- Written instruction:
In the copy, include every entry exactly but none of the pictures.

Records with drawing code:
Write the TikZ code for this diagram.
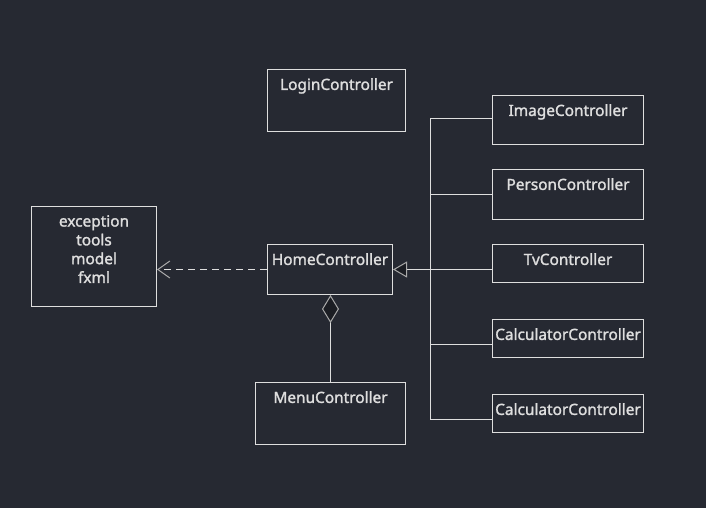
\documentclass[tikz,border=0pt]{standalone}
\usepackage{fontspec}
\setmainfont{Noto Sans}
\newfontfamily\classfont{Noto Sans}[FakeBold=1.6]
\usetikzlibrary{arrows.meta}
\definecolor{bgcol}{RGB}{38,41,50}
\definecolor{fgcol}{RGB}{222,222,222}
\definecolor{tipcol}{RGB}{170,170,170}
\colorlet{tipfill}{bgcol!70!black}
\tikzset{
  classbox/.style={draw=fgcol, line width=1pt, anchor=north west, inner sep=0pt,
    label={[anchor=north, text=fgcol, font=\classfont\fontsize{15.4}{18.8}\selectfont, align=center, inner sep=3pt, yshift=-6pt]north:#1}},
  assoc/.style={draw=fgcol, line width=1pt}
}

\begin{document}
\begin{tikzpicture}[x=1pt,y=-1pt]
\fill[bgcol] (0,0) rectangle (706,508);
\useasboundingbox (0,0) rectangle (706,508);
\node[classbox={LoginController}, minimum width=138, minimum height=62] (login) at (267,69) {};
\node[classbox={exception\\tools\\model\\fxml}, minimum width=125, minimum height=100] (pkg) at (31,206) {};
\node[classbox={HomeController}, minimum width=125, minimum height=50] (home) at (267,244) {};
\node[classbox={MenuController}, minimum width=150, minimum height=62] (menu) at (255,382) {};
\node[classbox={ImageController}, minimum width=151, minimum height=49] (img) at (492,95) {};
\node[classbox={PersonController}, minimum width=151, minimum height=50] (person) at (492,169) {};
\node[classbox={TvController}, minimum width=151, minimum height=38] (tv) at (492,244) {};
\node[classbox={CalculatorController}, minimum width=151, minimum height=38] (calcA) at (492,319) {};
\node[classbox={CalculatorController}, minimum width=151, minimum height=38] (calcB) at (492,394) {};
% trunk joining the controllers
\coordinate (jA) at (430,119);
\coordinate (jB) at (430,194);
\coordinate (jC) at (430,269);
\coordinate (jD) at (430,344);
\coordinate (jE) at (430,419);
\draw[assoc] (jA) -- (jE);
\draw[assoc] (jA) -- (jA -| img.west);
\draw[assoc] (jB) -- (jB -| person.west);
\draw[assoc] (jD) -- (jD -| calcA.west);
\draw[assoc] (jE) -- (jE -| calcB.west);
\draw[assoc, -{Triangle[length=14pt, width=16pt, fill=tipfill, color=tipcol, line width=1pt]}] (home.east -| tv.west) -- (home.east);
\draw[assoc, dash pattern=on 7pt off 5pt, -{Straight Barb[length=12pt, width=17pt, color=tipcol, line width=1pt]}] (home.west) -- (home.west -| pkg.east);
\draw[assoc, {Diamond[length=28pt, width=17pt, fill=tipfill, color=tipcol, line width=1pt]}-] (menu.north |- home.south) -- (menu.north);
\end{tikzpicture}
\end{document}
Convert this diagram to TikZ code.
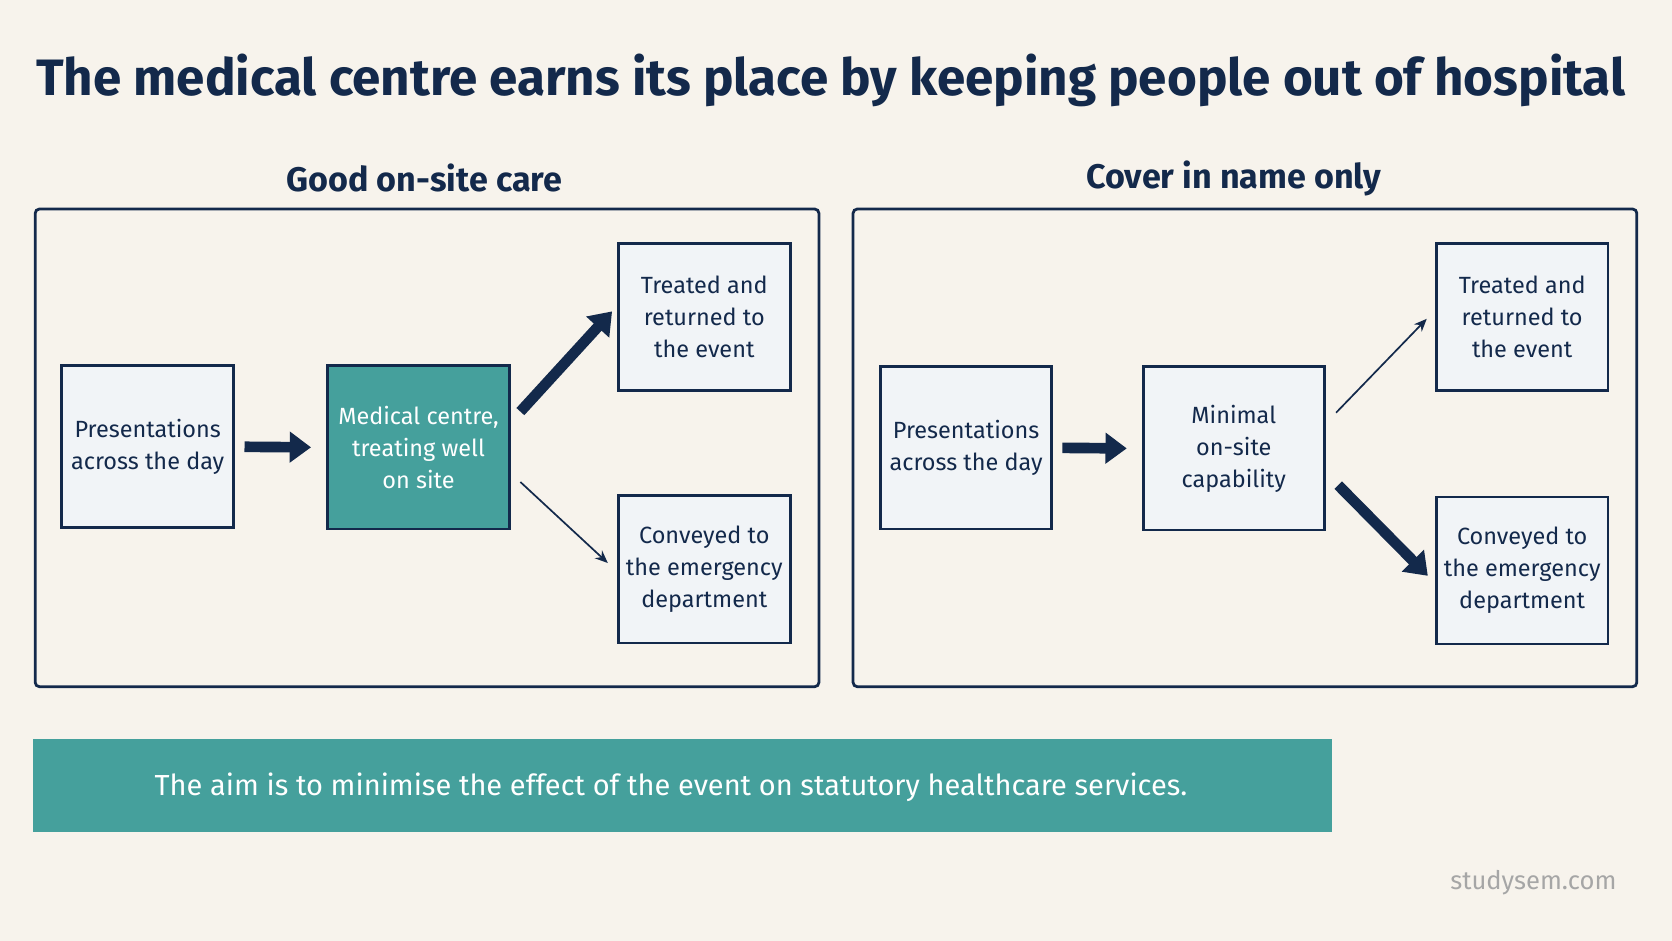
\documentclass[tikz,border=0pt]{standalone}
\usepackage{fontspec}
\setmainfont{Fira Sans}
\usetikzlibrary{arrows.meta}
\definecolor{navy}{HTML}{13294B}
\definecolor{teal}{HTML}{45A09C}
\definecolor{bg}{HTML}{F7F3EC}
\definecolor{boxf}{HTML}{F1F4F7}
\begin{document}
\begin{tikzpicture}[x=0.5pt,y=-0.5pt,
  box/.style={draw=navy,line width=1.3pt,fill=boxf,align=center,text=navy,font=\fontsize{11}{15}\selectfont,inner sep=0pt},
  panel/.style={draw=navy,line width=1.3pt,rounded corners=2pt},
  sub/.style={text=navy,font=\fontsize{16}{20}\selectfont\bfseries},
  big/.style={navy,line width=5pt,-{Triangle[length=10pt,width=14pt]}},
  thin/.style={navy,line width=0.8pt,-{Stealth[length=6pt,width=5pt]}}]
\useasboundingbox (0,0) rectangle (1568,882);
\fill[bg] (0,0) rectangle (1568,882);
\node[text=navy,font=\fontsize{24}{30}\selectfont\bfseries] (title) at (779,75) {The medical centre earns its place by keeping people out of hospital};
\node[sub] (s1) at (398,167) {Good on-site care};
\node[sub] (s2) at (1157,167) {Cover in name only};
\draw[panel] (33,196) rectangle (768,644);
\draw[panel] (800,196) rectangle (1535,644);
% left
\node[box,minimum width=80.5pt,minimum height=76pt] (p1) at (138.5,419) {Presentations\\across the day};
\node[box,fill=teal,text=white,minimum width=85.5pt,minimum height=76.5pt] (m1) at (392.5,419.5) {Medical centre,\\treating well\\on site};
\node[box,minimum width=80.5pt,minimum height=69pt] (t1) at (660.5,297) {Treated and\\returned to\\the event};
\node[box,minimum width=80.5pt,minimum height=69pt] (c1) at (660.5,534) {Conveyed to\\the emergency\\department};
\coordinate (a1s) at (488,386); \coordinate (a1e) at (574,292);
\coordinate (b1s) at (488,452); \coordinate (b1e) at (570,528);
\draw[big] (p1.east) ++(9,0) -- ([xshift=-7pt]m1.west);
\draw[big] (a1s) -- (a1e);
\draw[thin] (b1s) -- (b1e);
% right
\node[box,minimum width=80pt,minimum height=76pt] (p2) at (906,420) {Presentations\\across the day};
\node[box,minimum width=85pt,minimum height=76.5pt] (m2) at (1157,420.5) {Minimal\\on-site\\capability};
\node[box,minimum width=80.5pt,minimum height=69pt] (t2) at (1427.5,297) {Treated and\\returned to\\the event};
\node[box,minimum width=80.5pt,minimum height=69pt] (c2) at (1427.5,535) {Conveyed to\\the emergency\\department};
\coordinate (a2s) at (1253,387); \coordinate (a2e) at (1338,299);
\coordinate (b2s) at (1255,455); \coordinate (b2e) at (1339,540);
\draw[big] (p2.east) ++(9,0) -- ([xshift=-7pt]m2.west);
\draw[thin] (a2s) -- (a2e);
\draw[big] (b2s) -- (b2e);
% banner
\fill[teal] (31,693) rectangle (1249,780);
\node[anchor=west,text=white,font=\fontsize{13.6}{16}\selectfont] (ban) at (138,738) {The aim is to minimise the effect of the event on statutory healthcare services.};
\node[text=gray!70,font=\fontsize{12}{14}\selectfont] (ws) at (1438,828) {studysem.com};
\end{tikzpicture}
\end{document}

- Response below:
Write the TikZ code for this diagram.
\documentclass[tikz,border=0pt]{standalone}
\usepackage{fontspec}
\setmainfont{Noto Sans}
\newfontfamily\classfont{Noto Sans}[FakeBold=1.6]
\usetikzlibrary{arrows.meta}
\definecolor{bgcol}{RGB}{38,41,50}
\definecolor{fgcol}{RGB}{222,222,222}
\definecolor{tipcol}{RGB}{170,170,170}
\colorlet{tipfill}{bgcol!70!black}
\tikzset{
  classbox/.style={draw=fgcol, line width=1pt, anchor=north west, inner sep=0pt,
    label={[anchor=north, text=fgcol, font=\classfont\fontsize{15.4}{18.8}\selectfont, align=center, inner sep=3pt, yshift=-6pt]north:#1}},
  assoc/.style={draw=fgcol, line width=1pt}
}

\begin{document}
\begin{tikzpicture}[x=1pt,y=-1pt]
\fill[bgcol] (0,0) rectangle (706,508);
\useasboundingbox (0,0) rectangle (706,508);
\node[classbox={LoginController}, minimum width=138, minimum height=62] (login) at (267,69) {};
\node[classbox={exception\\tools\\model\\fxml}, minimum width=125, minimum height=100] (pkg) at (31,206) {};
\node[classbox={HomeController}, minimum width=125, minimum height=50] (home) at (267,244) {};
\node[classbox={MenuController}, minimum width=150, minimum height=62] (menu) at (255,382) {};
\node[classbox={ImageController}, minimum width=151, minimum height=49] (img) at (492,95) {};
\node[classbox={PersonController}, minimum width=151, minimum height=50] (person) at (492,169) {};
\node[classbox={TvController}, minimum width=151, minimum height=38] (tv) at (492,244) {};
\node[classbox={CalculatorController}, minimum width=151, minimum height=38] (calcA) at (492,319) {};
\node[classbox={CalculatorController}, minimum width=151, minimum height=38] (calcB) at (492,394) {};
% trunk joining the controllers
\coordinate (jA) at (430,119);
\coordinate (jB) at (430,194);
\coordinate (jC) at (430,269);
\coordinate (jD) at (430,344);
\coordinate (jE) at (430,419);
\draw[assoc] (jA) -- (jE);
\draw[assoc] (jA) -- (jA -| img.west);
\draw[assoc] (jB) -- (jB -| person.west);
\draw[assoc] (jD) -- (jD -| calcA.west);
\draw[assoc] (jE) -- (jE -| calcB.west);
\draw[assoc, -{Triangle[length=14pt, width=16pt, fill=tipfill, color=tipcol, line width=1pt]}] (home.east -| tv.west) -- (home.east);
\draw[assoc, dash pattern=on 7pt off 5pt, -{Straight Barb[length=12pt, width=17pt, color=tipcol, line width=1pt]}] (home.west) -- (home.west -| pkg.east);
\draw[assoc, {Diamond[length=28pt, width=17pt, fill=tipfill, color=tipcol, line width=1pt]}-] (menu.north |- home.south) -- (menu.north);
\end{tikzpicture}
\end{document}
Convert this diagram to TikZ code.
\documentclass[tikz,border=0pt]{standalone}
\usepackage{fontspec}
\setmainfont{Fira Sans}
\usetikzlibrary{arrows.meta}
\definecolor{navy}{HTML}{13294B}
\definecolor{teal}{HTML}{45A09C}
\definecolor{bg}{HTML}{F7F3EC}
\definecolor{boxf}{HTML}{F1F4F7}
\begin{document}
\begin{tikzpicture}[x=0.5pt,y=-0.5pt,
  box/.style={draw=navy,line width=1.3pt,fill=boxf,align=center,text=navy,font=\fontsize{11}{15}\selectfont,inner sep=0pt},
  panel/.style={draw=navy,line width=1.3pt,rounded corners=2pt},
  sub/.style={text=navy,font=\fontsize{16}{20}\selectfont\bfseries},
  big/.style={navy,line width=5pt,-{Triangle[length=10pt,width=14pt]}},
  thin/.style={navy,line width=0.8pt,-{Stealth[length=6pt,width=5pt]}}]
\useasboundingbox (0,0) rectangle (1568,882);
\fill[bg] (0,0) rectangle (1568,882);
\node[text=navy,font=\fontsize{24}{30}\selectfont\bfseries] (title) at (779,75) {The medical centre earns its place by keeping people out of hospital};
\node[sub] (s1) at (398,167) {Good on-site care};
\node[sub] (s2) at (1157,167) {Cover in name only};
\draw[panel] (33,196) rectangle (768,644);
\draw[panel] (800,196) rectangle (1535,644);
% left
\node[box,minimum width=80.5pt,minimum height=76pt] (p1) at (138.5,419) {Presentations\\across the day};
\node[box,fill=teal,text=white,minimum width=85.5pt,minimum height=76.5pt] (m1) at (392.5,419.5) {Medical centre,\\treating well\\on site};
\node[box,minimum width=80.5pt,minimum height=69pt] (t1) at (660.5,297) {Treated and\\returned to\\the event};
\node[box,minimum width=80.5pt,minimum height=69pt] (c1) at (660.5,534) {Conveyed to\\the emergency\\department};
\coordinate (a1s) at (488,386); \coordinate (a1e) at (574,292);
\coordinate (b1s) at (488,452); \coordinate (b1e) at (570,528);
\draw[big] (p1.east) ++(9,0) -- ([xshift=-7pt]m1.west);
\draw[big] (a1s) -- (a1e);
\draw[thin] (b1s) -- (b1e);
% right
\node[box,minimum width=80pt,minimum height=76pt] (p2) at (906,420) {Presentations\\across the day};
\node[box,minimum width=85pt,minimum height=76.5pt] (m2) at (1157,420.5) {Minimal\\on-site\\capability};
\node[box,minimum width=80.5pt,minimum height=69pt] (t2) at (1427.5,297) {Treated and\\returned to\\the event};
\node[box,minimum width=80.5pt,minimum height=69pt] (c2) at (1427.5,535) {Conveyed to\\the emergency\\department};
\coordinate (a2s) at (1253,387); \coordinate (a2e) at (1338,299);
\coordinate (b2s) at (1255,455); \coordinate (b2e) at (1339,540);
\draw[big] (p2.east) ++(9,0) -- ([xshift=-7pt]m2.west);
\draw[thin] (a2s) -- (a2e);
\draw[big] (b2s) -- (b2e);
% banner
\fill[teal] (31,693) rectangle (1249,780);
\node[anchor=west,text=white,font=\fontsize{13.6}{16}\selectfont] (ban) at (138,738) {The aim is to minimise the effect of the event on statutory healthcare services.};
\node[text=gray!70,font=\fontsize{12}{14}\selectfont] (ws) at (1438,828) {studysem.com};
\end{tikzpicture}
\end{document}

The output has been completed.